Reproduce every record exactly as it appears, but not the pictures.
···
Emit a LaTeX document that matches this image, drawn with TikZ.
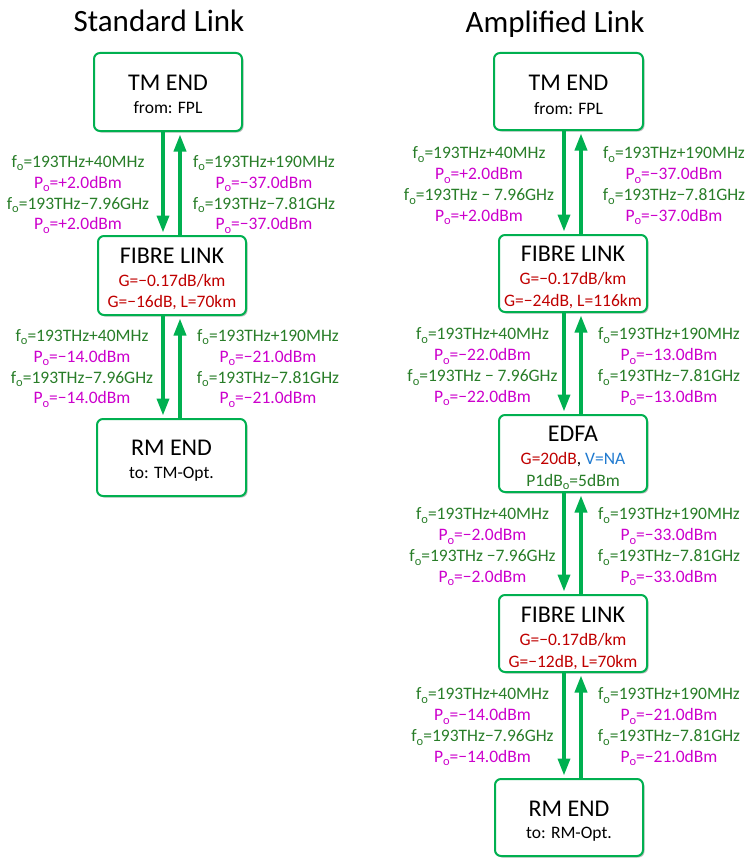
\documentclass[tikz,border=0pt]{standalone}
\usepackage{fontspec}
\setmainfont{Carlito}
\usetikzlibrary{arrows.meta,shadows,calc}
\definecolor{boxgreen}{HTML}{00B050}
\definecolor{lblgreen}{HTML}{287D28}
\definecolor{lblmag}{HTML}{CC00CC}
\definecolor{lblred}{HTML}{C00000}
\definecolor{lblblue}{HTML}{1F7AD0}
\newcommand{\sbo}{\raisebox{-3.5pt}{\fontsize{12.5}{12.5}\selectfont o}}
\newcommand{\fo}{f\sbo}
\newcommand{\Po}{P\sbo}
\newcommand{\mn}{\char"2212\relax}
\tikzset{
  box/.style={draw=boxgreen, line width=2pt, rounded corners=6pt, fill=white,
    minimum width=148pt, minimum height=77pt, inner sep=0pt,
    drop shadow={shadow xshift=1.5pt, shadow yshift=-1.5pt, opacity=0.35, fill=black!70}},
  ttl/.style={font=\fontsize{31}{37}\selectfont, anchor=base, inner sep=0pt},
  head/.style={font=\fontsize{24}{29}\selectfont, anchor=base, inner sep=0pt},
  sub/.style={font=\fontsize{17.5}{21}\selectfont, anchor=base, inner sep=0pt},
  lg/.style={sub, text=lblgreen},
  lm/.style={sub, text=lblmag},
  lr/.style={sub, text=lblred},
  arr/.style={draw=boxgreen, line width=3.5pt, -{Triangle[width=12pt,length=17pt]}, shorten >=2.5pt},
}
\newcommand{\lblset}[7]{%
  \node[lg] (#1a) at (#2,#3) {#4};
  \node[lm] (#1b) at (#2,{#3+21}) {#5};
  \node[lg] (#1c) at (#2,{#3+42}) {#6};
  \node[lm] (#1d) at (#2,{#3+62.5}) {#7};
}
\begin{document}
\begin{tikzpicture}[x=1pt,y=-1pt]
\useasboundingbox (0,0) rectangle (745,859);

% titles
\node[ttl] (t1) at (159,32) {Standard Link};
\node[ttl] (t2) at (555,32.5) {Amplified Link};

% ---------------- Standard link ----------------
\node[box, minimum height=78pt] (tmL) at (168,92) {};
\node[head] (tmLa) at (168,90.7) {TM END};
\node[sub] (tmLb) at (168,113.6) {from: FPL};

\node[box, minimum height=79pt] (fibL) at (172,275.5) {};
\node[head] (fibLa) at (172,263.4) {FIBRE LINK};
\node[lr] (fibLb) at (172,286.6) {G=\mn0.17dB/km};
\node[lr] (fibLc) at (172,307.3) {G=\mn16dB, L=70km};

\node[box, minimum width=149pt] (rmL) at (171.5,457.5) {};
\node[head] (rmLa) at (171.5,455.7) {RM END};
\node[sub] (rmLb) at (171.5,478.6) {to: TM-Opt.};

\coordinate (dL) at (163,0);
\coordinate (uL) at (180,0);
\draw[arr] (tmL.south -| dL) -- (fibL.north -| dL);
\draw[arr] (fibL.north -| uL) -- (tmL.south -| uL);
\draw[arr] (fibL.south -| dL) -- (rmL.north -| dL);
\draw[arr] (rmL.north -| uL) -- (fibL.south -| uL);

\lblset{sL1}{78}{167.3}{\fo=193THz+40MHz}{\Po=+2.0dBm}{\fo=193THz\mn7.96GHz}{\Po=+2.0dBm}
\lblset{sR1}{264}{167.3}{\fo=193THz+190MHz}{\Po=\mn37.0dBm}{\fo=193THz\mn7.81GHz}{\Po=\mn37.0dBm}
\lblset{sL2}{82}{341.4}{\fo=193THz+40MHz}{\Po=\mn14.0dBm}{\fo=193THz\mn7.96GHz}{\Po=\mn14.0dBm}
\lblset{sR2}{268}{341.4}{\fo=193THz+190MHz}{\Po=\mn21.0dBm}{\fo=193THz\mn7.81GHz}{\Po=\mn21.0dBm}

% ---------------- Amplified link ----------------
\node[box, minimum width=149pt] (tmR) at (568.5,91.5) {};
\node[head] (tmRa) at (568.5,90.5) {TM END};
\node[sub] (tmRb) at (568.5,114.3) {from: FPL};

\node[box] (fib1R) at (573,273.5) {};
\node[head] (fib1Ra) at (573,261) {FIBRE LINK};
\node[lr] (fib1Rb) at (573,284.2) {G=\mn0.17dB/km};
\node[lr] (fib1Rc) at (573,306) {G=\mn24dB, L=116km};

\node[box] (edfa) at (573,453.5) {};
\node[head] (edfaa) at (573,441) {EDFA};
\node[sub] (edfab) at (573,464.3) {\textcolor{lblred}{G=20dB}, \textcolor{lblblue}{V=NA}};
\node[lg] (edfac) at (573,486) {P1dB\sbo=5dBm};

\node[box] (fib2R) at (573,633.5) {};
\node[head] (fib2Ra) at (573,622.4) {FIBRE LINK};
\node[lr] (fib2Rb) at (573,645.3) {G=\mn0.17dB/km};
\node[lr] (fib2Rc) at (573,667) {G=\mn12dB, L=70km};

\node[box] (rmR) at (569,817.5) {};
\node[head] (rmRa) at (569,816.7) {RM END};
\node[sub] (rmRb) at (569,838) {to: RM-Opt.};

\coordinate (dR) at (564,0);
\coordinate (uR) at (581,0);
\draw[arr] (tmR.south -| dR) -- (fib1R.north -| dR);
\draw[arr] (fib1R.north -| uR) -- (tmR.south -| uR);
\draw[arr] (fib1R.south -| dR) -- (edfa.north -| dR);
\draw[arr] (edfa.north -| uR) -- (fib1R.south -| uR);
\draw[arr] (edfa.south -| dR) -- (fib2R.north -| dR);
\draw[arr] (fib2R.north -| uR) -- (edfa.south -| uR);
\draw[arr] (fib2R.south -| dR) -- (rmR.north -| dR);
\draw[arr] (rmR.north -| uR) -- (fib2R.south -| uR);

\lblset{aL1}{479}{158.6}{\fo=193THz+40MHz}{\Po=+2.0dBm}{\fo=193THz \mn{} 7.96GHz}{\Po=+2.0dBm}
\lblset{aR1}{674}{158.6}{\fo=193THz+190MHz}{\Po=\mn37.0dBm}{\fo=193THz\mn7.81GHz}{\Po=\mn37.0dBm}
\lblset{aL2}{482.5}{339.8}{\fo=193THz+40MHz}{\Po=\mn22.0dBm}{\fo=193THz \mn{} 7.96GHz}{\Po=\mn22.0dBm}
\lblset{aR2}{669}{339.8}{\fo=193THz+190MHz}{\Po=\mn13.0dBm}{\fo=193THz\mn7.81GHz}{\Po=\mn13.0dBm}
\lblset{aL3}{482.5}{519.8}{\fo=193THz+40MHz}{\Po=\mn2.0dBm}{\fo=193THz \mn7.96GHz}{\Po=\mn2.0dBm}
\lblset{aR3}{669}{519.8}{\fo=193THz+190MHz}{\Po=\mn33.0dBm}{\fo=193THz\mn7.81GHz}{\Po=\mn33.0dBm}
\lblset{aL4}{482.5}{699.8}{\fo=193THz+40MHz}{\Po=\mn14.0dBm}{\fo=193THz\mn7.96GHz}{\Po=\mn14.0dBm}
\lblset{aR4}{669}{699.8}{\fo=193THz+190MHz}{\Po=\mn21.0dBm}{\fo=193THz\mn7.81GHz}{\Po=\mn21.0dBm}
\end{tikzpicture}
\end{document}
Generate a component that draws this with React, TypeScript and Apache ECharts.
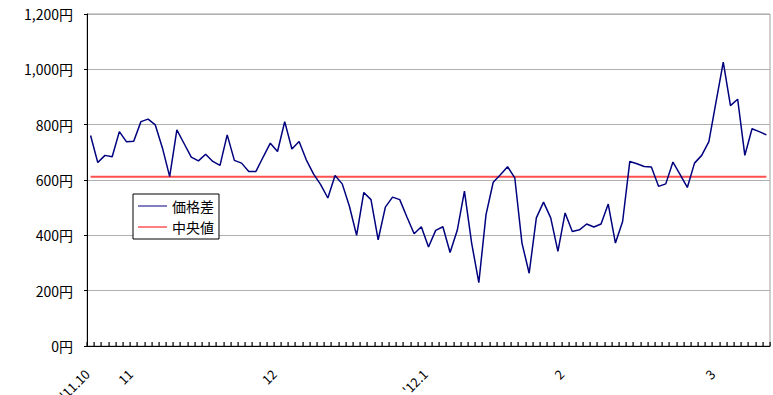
···
▸ **Correct answer**
Emit a LaTeX document that matches this image, drawn with TikZ.
\documentclass[tikz,border=0pt]{standalone}
\usepackage{fontspec}
\setmainfont{Carlito}
\usetikzlibrary{arrows.meta,shadows,calc}
\definecolor{boxgreen}{HTML}{00B050}
\definecolor{lblgreen}{HTML}{287D28}
\definecolor{lblmag}{HTML}{CC00CC}
\definecolor{lblred}{HTML}{C00000}
\definecolor{lblblue}{HTML}{1F7AD0}
\newcommand{\sbo}{\raisebox{-3.5pt}{\fontsize{12.5}{12.5}\selectfont o}}
\newcommand{\fo}{f\sbo}
\newcommand{\Po}{P\sbo}
\newcommand{\mn}{\char"2212\relax}
\tikzset{
  box/.style={draw=boxgreen, line width=2pt, rounded corners=6pt, fill=white,
    minimum width=148pt, minimum height=77pt, inner sep=0pt,
    drop shadow={shadow xshift=1.5pt, shadow yshift=-1.5pt, opacity=0.35, fill=black!70}},
  ttl/.style={font=\fontsize{31}{37}\selectfont, anchor=base, inner sep=0pt},
  head/.style={font=\fontsize{24}{29}\selectfont, anchor=base, inner sep=0pt},
  sub/.style={font=\fontsize{17.5}{21}\selectfont, anchor=base, inner sep=0pt},
  lg/.style={sub, text=lblgreen},
  lm/.style={sub, text=lblmag},
  lr/.style={sub, text=lblred},
  arr/.style={draw=boxgreen, line width=3.5pt, -{Triangle[width=12pt,length=17pt]}, shorten >=2.5pt},
}
\newcommand{\lblset}[7]{%
  \node[lg] (#1a) at (#2,#3) {#4};
  \node[lm] (#1b) at (#2,{#3+21}) {#5};
  \node[lg] (#1c) at (#2,{#3+42}) {#6};
  \node[lm] (#1d) at (#2,{#3+62.5}) {#7};
}
\begin{document}
\begin{tikzpicture}[x=1pt,y=-1pt]
\useasboundingbox (0,0) rectangle (745,859);

% titles
\node[ttl] (t1) at (159,32) {Standard Link};
\node[ttl] (t2) at (555,32.5) {Amplified Link};

% ---------------- Standard link ----------------
\node[box, minimum height=78pt] (tmL) at (168,92) {};
\node[head] (tmLa) at (168,90.7) {TM END};
\node[sub] (tmLb) at (168,113.6) {from: FPL};

\node[box, minimum height=79pt] (fibL) at (172,275.5) {};
\node[head] (fibLa) at (172,263.4) {FIBRE LINK};
\node[lr] (fibLb) at (172,286.6) {G=\mn0.17dB/km};
\node[lr] (fibLc) at (172,307.3) {G=\mn16dB, L=70km};

\node[box, minimum width=149pt] (rmL) at (171.5,457.5) {};
\node[head] (rmLa) at (171.5,455.7) {RM END};
\node[sub] (rmLb) at (171.5,478.6) {to: TM-Opt.};

\coordinate (dL) at (163,0);
\coordinate (uL) at (180,0);
\draw[arr] (tmL.south -| dL) -- (fibL.north -| dL);
\draw[arr] (fibL.north -| uL) -- (tmL.south -| uL);
\draw[arr] (fibL.south -| dL) -- (rmL.north -| dL);
\draw[arr] (rmL.north -| uL) -- (fibL.south -| uL);

\lblset{sL1}{78}{167.3}{\fo=193THz+40MHz}{\Po=+2.0dBm}{\fo=193THz\mn7.96GHz}{\Po=+2.0dBm}
\lblset{sR1}{264}{167.3}{\fo=193THz+190MHz}{\Po=\mn37.0dBm}{\fo=193THz\mn7.81GHz}{\Po=\mn37.0dBm}
\lblset{sL2}{82}{341.4}{\fo=193THz+40MHz}{\Po=\mn14.0dBm}{\fo=193THz\mn7.96GHz}{\Po=\mn14.0dBm}
\lblset{sR2}{268}{341.4}{\fo=193THz+190MHz}{\Po=\mn21.0dBm}{\fo=193THz\mn7.81GHz}{\Po=\mn21.0dBm}

% ---------------- Amplified link ----------------
\node[box, minimum width=149pt] (tmR) at (568.5,91.5) {};
\node[head] (tmRa) at (568.5,90.5) {TM END};
\node[sub] (tmRb) at (568.5,114.3) {from: FPL};

\node[box] (fib1R) at (573,273.5) {};
\node[head] (fib1Ra) at (573,261) {FIBRE LINK};
\node[lr] (fib1Rb) at (573,284.2) {G=\mn0.17dB/km};
\node[lr] (fib1Rc) at (573,306) {G=\mn24dB, L=116km};

\node[box] (edfa) at (573,453.5) {};
\node[head] (edfaa) at (573,441) {EDFA};
\node[sub] (edfab) at (573,464.3) {\textcolor{lblred}{G=20dB}, \textcolor{lblblue}{V=NA}};
\node[lg] (edfac) at (573,486) {P1dB\sbo=5dBm};

\node[box] (fib2R) at (573,633.5) {};
\node[head] (fib2Ra) at (573,622.4) {FIBRE LINK};
\node[lr] (fib2Rb) at (573,645.3) {G=\mn0.17dB/km};
\node[lr] (fib2Rc) at (573,667) {G=\mn12dB, L=70km};

\node[box] (rmR) at (569,817.5) {};
\node[head] (rmRa) at (569,816.7) {RM END};
\node[sub] (rmRb) at (569,838) {to: RM-Opt.};

\coordinate (dR) at (564,0);
\coordinate (uR) at (581,0);
\draw[arr] (tmR.south -| dR) -- (fib1R.north -| dR);
\draw[arr] (fib1R.north -| uR) -- (tmR.south -| uR);
\draw[arr] (fib1R.south -| dR) -- (edfa.north -| dR);
\draw[arr] (edfa.north -| uR) -- (fib1R.south -| uR);
\draw[arr] (edfa.south -| dR) -- (fib2R.north -| dR);
\draw[arr] (fib2R.north -| uR) -- (edfa.south -| uR);
\draw[arr] (fib2R.south -| dR) -- (rmR.north -| dR);
\draw[arr] (rmR.north -| uR) -- (fib2R.south -| uR);

\lblset{aL1}{479}{158.6}{\fo=193THz+40MHz}{\Po=+2.0dBm}{\fo=193THz \mn{} 7.96GHz}{\Po=+2.0dBm}
\lblset{aR1}{674}{158.6}{\fo=193THz+190MHz}{\Po=\mn37.0dBm}{\fo=193THz\mn7.81GHz}{\Po=\mn37.0dBm}
\lblset{aL2}{482.5}{339.8}{\fo=193THz+40MHz}{\Po=\mn22.0dBm}{\fo=193THz \mn{} 7.96GHz}{\Po=\mn22.0dBm}
\lblset{aR2}{669}{339.8}{\fo=193THz+190MHz}{\Po=\mn13.0dBm}{\fo=193THz\mn7.81GHz}{\Po=\mn13.0dBm}
\lblset{aL3}{482.5}{519.8}{\fo=193THz+40MHz}{\Po=\mn2.0dBm}{\fo=193THz \mn7.96GHz}{\Po=\mn2.0dBm}
\lblset{aR3}{669}{519.8}{\fo=193THz+190MHz}{\Po=\mn33.0dBm}{\fo=193THz\mn7.81GHz}{\Po=\mn33.0dBm}
\lblset{aL4}{482.5}{699.8}{\fo=193THz+40MHz}{\Po=\mn14.0dBm}{\fo=193THz\mn7.96GHz}{\Po=\mn14.0dBm}
\lblset{aR4}{669}{699.8}{\fo=193THz+190MHz}{\Po=\mn21.0dBm}{\fo=193THz\mn7.81GHz}{\Po=\mn21.0dBm}
\end{tikzpicture}
\end{document}
Generate a component that draws this with React, TypeScript and Apache ECharts.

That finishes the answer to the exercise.